A statement from Northern Ireland's Loyalist Communities Council (LCC) called the Republic of Ireland's government "errant" on Friday, adding that it "has effectively instigated a state of Cold War" against the country, which is a part of the United Kingdom.
The group also accused Irish Defence Minister Simon Coveney of declaring "a trade war" on the United Kingdom.
Last week, Coveney warned of rising tensions among Northern Irish loyalists over "a language of the identity of politics" that he said was added to the protocol. The cabinet minister argued that it wasn't "realistic" to talk about scraping and replacing the agreement.
"The LCC requires urgently to know how HM government and the European Commission will deal with this errant government which has effectively instigated a state of Cold War against Northern Ireland and its people," the group said in a statement.
LCC, which represents the Ulster Volunteer Force (UVF) and the Ulster Defence Association (UDA), announced in March that it was withdrawing its support for the Good Friday Agreement over disagreements with the Brexit deal's protocol on NI.
Brexit negotiators worked hard to ensure there is not hard border between Northern Ireland and the Republic of Ireland following Britain's exit from the European Union last year to stay in line with the Good Friday Agreement, which in 1998 ended a violent conflict between the Republic and Northern Ireland. Northern Ireland has thus remained part of the EU's customs union, but the arrangement has put all goods flowing to Northern Ireland from Great Britain under strict control and subject to border checks.

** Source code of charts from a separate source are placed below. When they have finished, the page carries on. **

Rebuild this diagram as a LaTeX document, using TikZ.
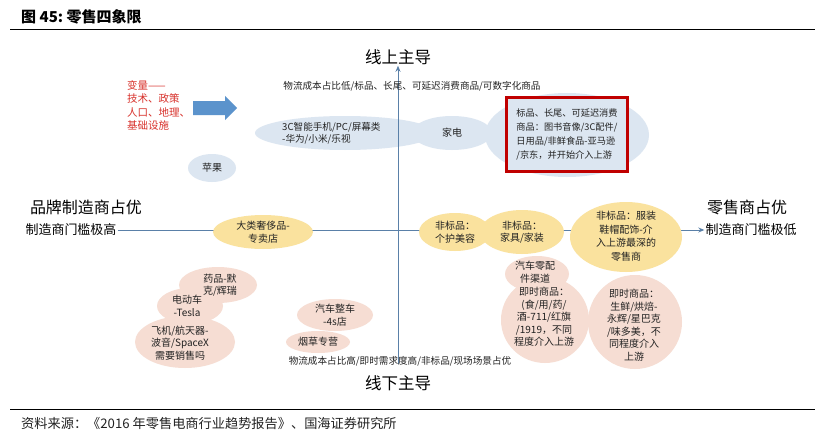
\documentclass[tikz,border=0pt]{standalone}
\usepackage{fontspec}
\setmainfont{Noto Sans CJK SC}
\newfontfamily\cjk{Noto Sans CJK SC}
\usetikzlibrary{arrows.meta}
\definecolor{axisblue}{HTML}{5A80A8}
\definecolor{lblue}{HTML}{DCE6F1}
\definecolor{lyellow}{HTML}{FAE29E}
\definecolor{lpink}{HTML}{F6DDD3}
\definecolor{boxred}{HTML}{C00000}
\definecolor{txtred}{HTML}{D8322C}
\definecolor{arrblue}{HTML}{5B93CC}
\definecolor{txt}{HTML}{222222}
\tikzset{
  blob/.style={inner sep=0pt, align=center, font=\cjk\fontsize{10}{12.5}\selectfont, text=txt},
  small/.style={font=\cjk\fontsize{9.6}{11}\selectfont, text=txt, inner sep=0pt},
  axislbl/.style={font=\cjk\fontsize{16.5}{18}\selectfont, inner sep=1pt},
  bigside/.style={font=\cjk\fontsize{16}{18}\selectfont, inner sep=1pt},
  sidelbl/.style={font=\cjk\fontsize{13}{15}\selectfont, inner sep=1pt},
  axisline/.style={draw=axisblue, line width=1pt, -{Stealth[length=6pt,width=5pt]}},
}
\begin{document}
\begin{tikzpicture}[x=1pt,y=-1pt]
\useasboundingbox (0,0) rectangle (825,436);
\fill[white] (0,0) rectangle (825,436);
% title and frame lines
\node[anchor=west, font=\cjk\bfseries\fontsize{15}{17}\selectfont, inner sep=0pt] (title) at (21,17) {图 45:\ 零售四象限};
\draw[line width=0.8pt] (10,29) -- (815,29);
\draw[line width=0.8pt] (10,409) -- (815,409);
\node[anchor=west, font=\cjk\fontsize{13.2}{15}\selectfont, text=txt, inner sep=0pt] (src) at (21,423) {资料来源：《2016 年零售电商行业趋势报告》、国海证券研究所};
% axis labels
\node[axislbl] (up) at (398,57) {线上主导};
\node[axislbl] (down) at (398,383) {线下主导};
\node[bigside] (leftbig) at (86,207) {品牌制造商占优};
\node[sidelbl] (leftsmall) at (71,230) {制造商门槛极高};
\node[bigside] (rightbig) at (747,207) {零售商占优};
\node[sidelbl] (rightsmall) at (751,230) {制造商门槛极低};
\coordinate (vbot) at (398,364);
% horizontal axis
\draw[axisline] (leftsmall.east) -- (rightsmall.west);
% fat blue arrow
\fill[arrblue] (193,101) -- (225,101) -- (225,96) -- (237,108) -- (225,120) -- (225,115) -- (193,115) -- cycle;
% blob fills
\fill[lblue] (567,135) ellipse [x radius=82, y radius=42];
\fill[lblue] (345,133) ellipse [x radius=90, y radius=17];
\fill[lblue] (452,133) ellipse [x radius=40, y radius=17];
\fill[lblue] (212,168) ellipse [x radius=24, y radius=14];
\fill[lyellow] (263,232) ellipse [x radius=50, y radius=17];
\fill[lyellow] (455,232) ellipse [x radius=36, y radius=19];
\fill[lyellow] (522,232) ellipse [x radius=42, y radius=22];
\fill[lyellow] (626,237) ellipse [x radius=56, y radius=35];
\fill[lpink] (218,285) ellipse [x radius=39, y radius=18];
\fill[lpink] (190,306) ellipse [x radius=33, y radius=18];
\fill[lpink] (185,342) ellipse [x radius=50, y radius=26];
\fill[lpink] (335,315) ellipse [x radius=38, y radius=16];
\fill[lpink] (318,342) ellipse [x radius=32, y radius=11];
\fill[lpink] (537,274) ellipse [x radius=32, y radius=18];
\fill[lpink] (545,320) ellipse [x radius=44, y radius=43];
\fill[lpink] (635,322) ellipse [x radius=47, y radius=47];
% vertical axis
\draw[axisline] (vbot) -- (up.south);
% top / bottom descriptions
\node[small] (toptxt) at (412,86) {物流成本占比低/标品、长尾、可延迟消费商品/可数字化商品};
\node[small] (bottxt) at (400,361) {物流成本占比高/即时需求度高/非标品/现场场景占优};
% red variable text
\node[anchor=north west, align=left, text=txtred, font=\cjk\fontsize{10.5}{13.5}\selectfont, inner sep=0pt] (vars) at (127,80) {变量——\\技术、政策\\人口、地理、\\基础设施};
% blob texts
\node[blob, anchor=west, align=left, font=\cjk\fontsize{9.6}{12}\selectfont] (c3) at (282,133) {3C智能手机/PC/屏幕类\\-华为/小米/乐视};
\node[blob] (jd) at (452,133) {家电};
\node[blob] (apple) at (212,168) {苹果};
\node[draw=boxred, line width=2.5pt, fill=lblue, minimum width=121pt, minimum height=74pt, align=left, inner sep=4pt, font=\cjk\fontsize{9.2}{14}\selectfont, text=txt] (redbox) at (567,134.5) {标品、长尾、可延迟消费\\商品：图书音像/3C配件/\\日用品/非鲜食品-亚马逊\\/京东，并开始介入上游};
\node[blob] (lux) at (263,232) {大类奢侈品-\\专卖店};
\node[blob] (care) at (455,232) {非标品：\\个护美容};
\node[blob] (furn) at (522,232) {非标品：\\家具/家装};
\node[blob, font=\cjk\fontsize{10}{13.5}\selectfont] (cloth) at (626,236) {非标品：服装\\鞋帽配饰-介\\入上游最深的\\零售商};
\node[blob] (drug) at (220,285) {药品-默\\克/辉瑞};
\node[blob] (ev) at (187,306) {电动车\\-Tesla};
\node[blob] (plane) at (180,343) {飞机/航天器-\\波音/SpaceX\\需要销售吗};
\node[blob] (car) at (335,315) {汽车整车\\-4s店};
\node[blob] (tob) at (318,342) {烟草专营};
\node[blob] (parts) at (535,272) {汽车零配\\件渠道};
\node[blob] (instant1) at (544,317) {即时商品：\\(食/用/药/\\酒-711/红旗\\/1919，不同\\程度介入上游};
\node[blob] (instant2) at (634,325) {即时商品：\\生鲜/烘焙-\\永辉/星巴克\\/味多美，不\\同程度介入\\上游};
\end{tikzpicture}
\end{document}
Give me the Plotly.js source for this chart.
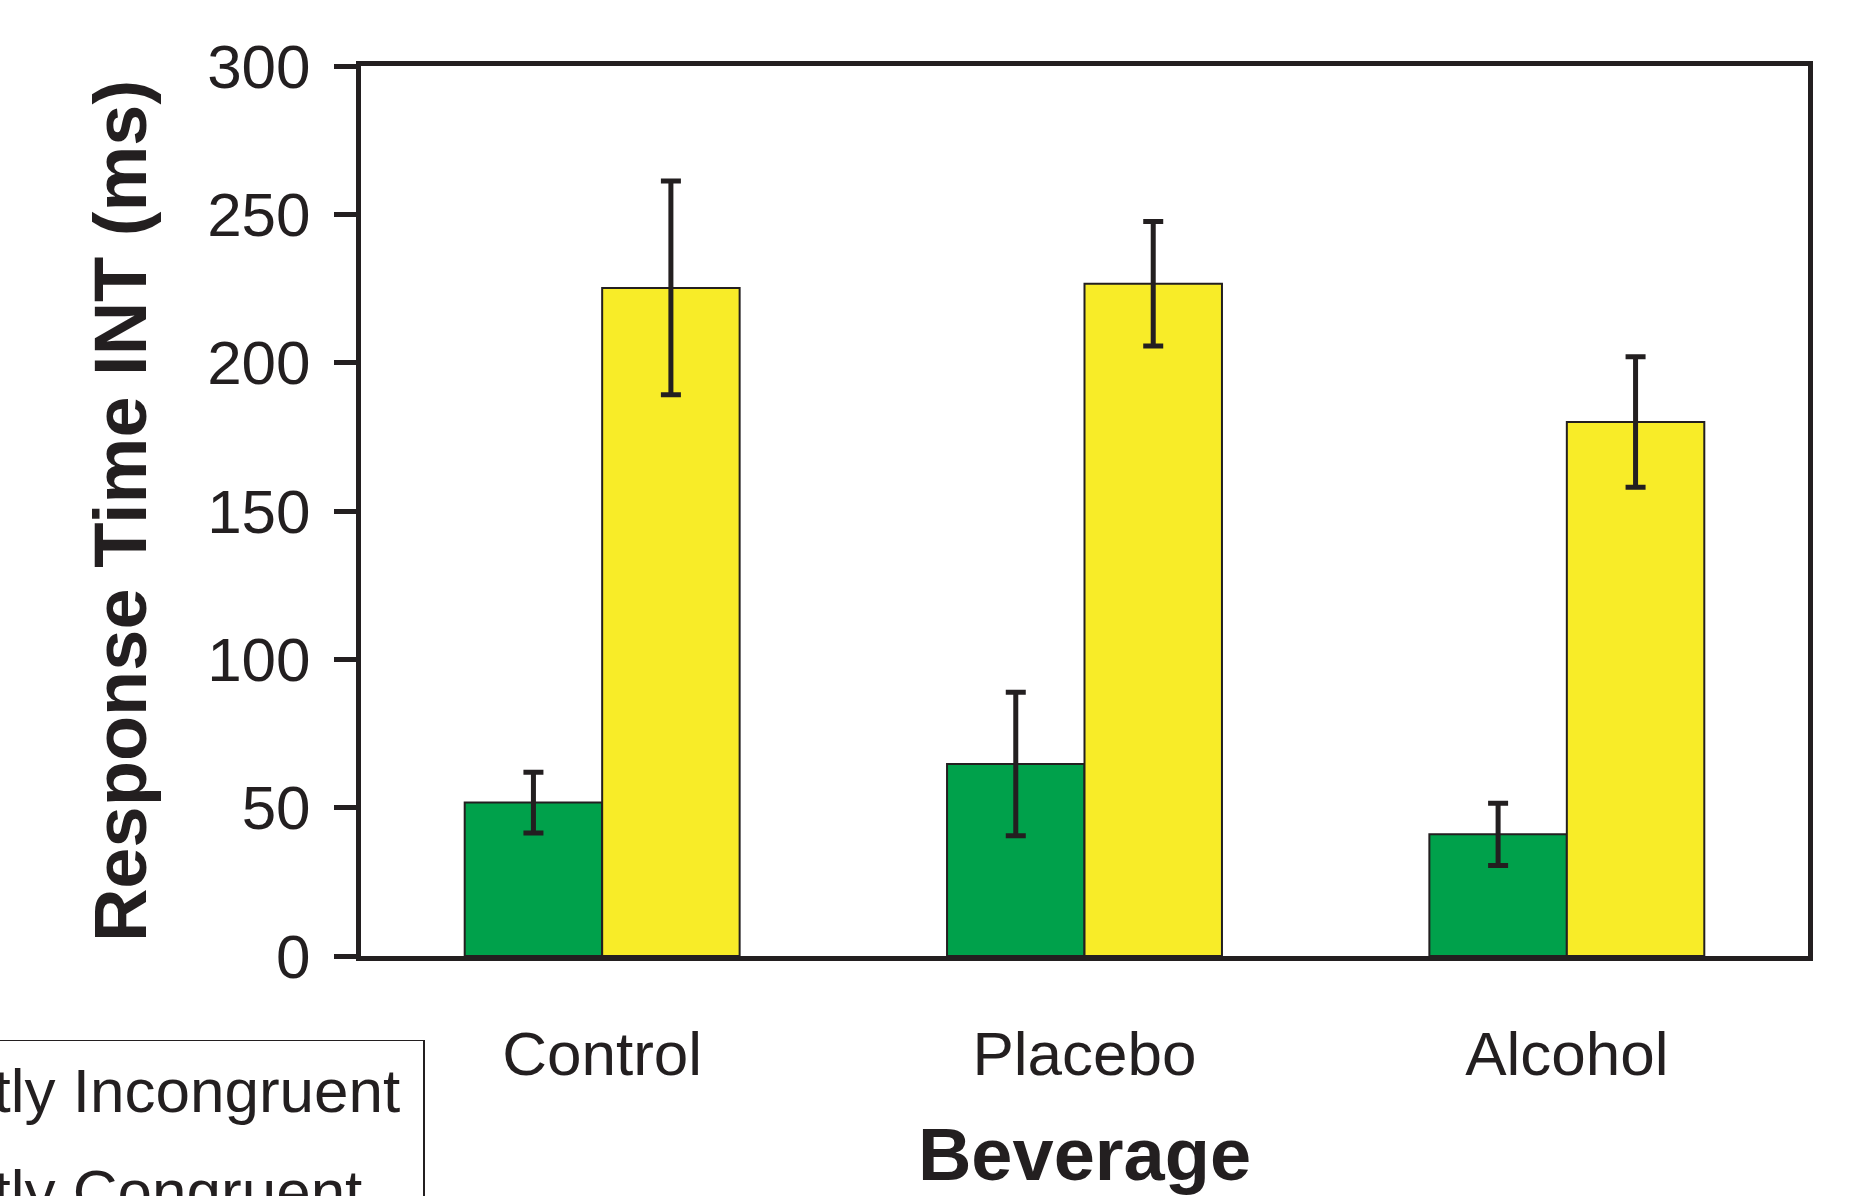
<!DOCTYPE html>
<html>
<head>
<meta charset="utf-8">
<script src="https://cdn.plot.ly/plotly-3.0.1.min.js"></script>
<style>html,body{margin:0;padding:0;background:#fff;}#chart{width:1849px;height:1196px;}</style>
</head>
<body>
<div id="chart"></div>
<script>
const categories = ["Control", "Placebo", "Alcohol"];
const seriesNames = ["Mostly Incongruent", "Mostly Congruent"];
const incongruentValues = [51.7, 64.7, 41.0];
const incongruentErrors = [10.2, 24.2, 10.5];
const congruentValues = [225.2, 226.6, 180.0];
const congruentErrors = [36.0, 21.0, 22.0];
const yTickValues = [0, 50, 100, 150, 200, 250, 300];

const ink = "#231f20";
const font = "Liberation Sans, Arial, Helvetica, sans-serif";
const pad = "\u00a0";

const traces = [
  {
    type: "bar", name: seriesNames[0] + pad, x: categories, y: incongruentValues, legendgroup: "a",
    marker: {color: "#00a14b", line: {color: ink, width: 2}},
    error_y: {type: "data", array: incongruentErrors, visible: true, color: ink, thickness: 5, width: 10}
  },
  {
    type: "bar", name: seriesNames[1] + pad, x: categories, y: congruentValues, legendgroup: "b",
    marker: {color: "#f8ec28", line: {color: ink, width: 2}},
    error_y: {type: "data", array: congruentErrors, visible: true, color: ink, thickness: 5, width: 10}
  }
];

const layout = {
  width: 1849, height: 1196,
  paper_bgcolor: "#fff", plot_bgcolor: "#fff",
  margin: {l: 361, r: 41, t: 66, b: 240, autoexpand: false},
  barmode: "group", bargap: 0.43, bargroupgap: 0,
  font: {family: font, color: ink, size: 62},
  showlegend: true,
  legend: {
    x: 0.0442, xanchor: "right", y: -0.094, yanchor: "top",
    bordercolor: ink, borderwidth: 1.5, bgcolor: "#fff",
    font: {family: font, size: 62, color: ink},
    tracegroupgap: 17
  },
  xaxis: {
    type: "category", range: [-0.5, 2.5],
    showline: true, linecolor: ink, linewidth: 5, mirror: true,
    ticks: "", showgrid: false, zeroline: false,
    tickfont: {family: font, size: 62, color: ink},
    ticklabelstandoff: 40,
    title: {text: "<b>Beverage</b>", font: {family: font, size: 74, color: ink}, standoff: 57},
    automargin: false
  },
  yaxis: {
    range: [0, 300], tickvals: yTickValues, ticktext: yTickValues.map(String),
    showline: true, linecolor: ink, linewidth: 5, mirror: true,
    ticks: "outside", ticklen: 22, tickwidth: 5, tickcolor: ink,
    showgrid: false, zeroline: false,
    tickfont: {family: font, size: 62, color: ink},
    ticklabelstandoff: 11,
    title: {text: "<b>Response Time INT (ms)</b>", font: {family: font, size: 74, color: ink}, standoff: 38},
    automargin: false
  }
};

Plotly.newPlot("chart", traces, layout, {displayModeBar: false, staticPlot: true});
</script>
</body>
</html>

European Commission President Ursula Von der Leyen maintains that there is no alternative to the Brexit deal's Northern Ireland protocol, which specifies the arrangement. But critics from London and Belfast argue that agreement has effectively undermined the UK's single market.
UK Brexit Minister David Frost said on Thursday that the United Kingdom will not deliver an ultimatum to the European Union to resolve the issues with the protocol, but urged Brussels to stay "pragmatic" on the matter and drop its "ideological" approach when it comes to Northern Ireland.